There is particularly strong growth in data, internet and mobile services, which is also where most of the innovation has been focussed and reflects the increasing importance of the information economy and the growth in electronic commerce.

It becomes clear that an efficient and innovative telecommunications sector is becoming more significant for business than ever before and an important factor in why the Commission has concentrated so much attention on this sector over the past 18 months when deregulation and regulatory responsibilities for competition matters were shifted to the Commission.

We have already started to see some encouraging results from deregulation and open access.

Competition is most apparent in voice services, particularly long distance services, which were the first services to be opened up for access. Long distance charges have more than halved since June 1997 when this industry was deregulated. We expect to see even further reductions in long distance and international charges in the future.

Local service competition has been quite limited in contrast. However a number of new operators are constructing fibre and other similar networks, including AAPT, Primus, Powertel, MCI Worldcom, ACTEW and Northpower. It is also encouraging to see that, after several technical hiccups, Optus’s broad-band cable is starting to provide a bundle of telephony, pay TV and data services in much larger numbers than ever before.
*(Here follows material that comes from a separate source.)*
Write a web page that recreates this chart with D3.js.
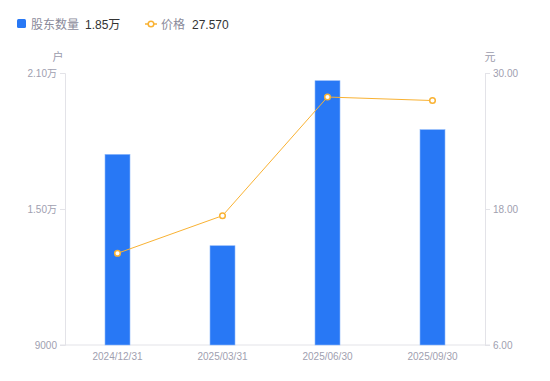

This provides greater competition with Telstra for local and other services. We expect access to local netwoks to open up further following the ACCC’s local access inquiry, facilitating greater competition in voice and data services.

In mobile services we have three digital mobile network operators which has broadly resulted in a more competitive market than in fixed services. Recent studies suggest that while usage charges have not fallen significantly, overall mobile charges are relatively low in Australia as compared to most OECD countries.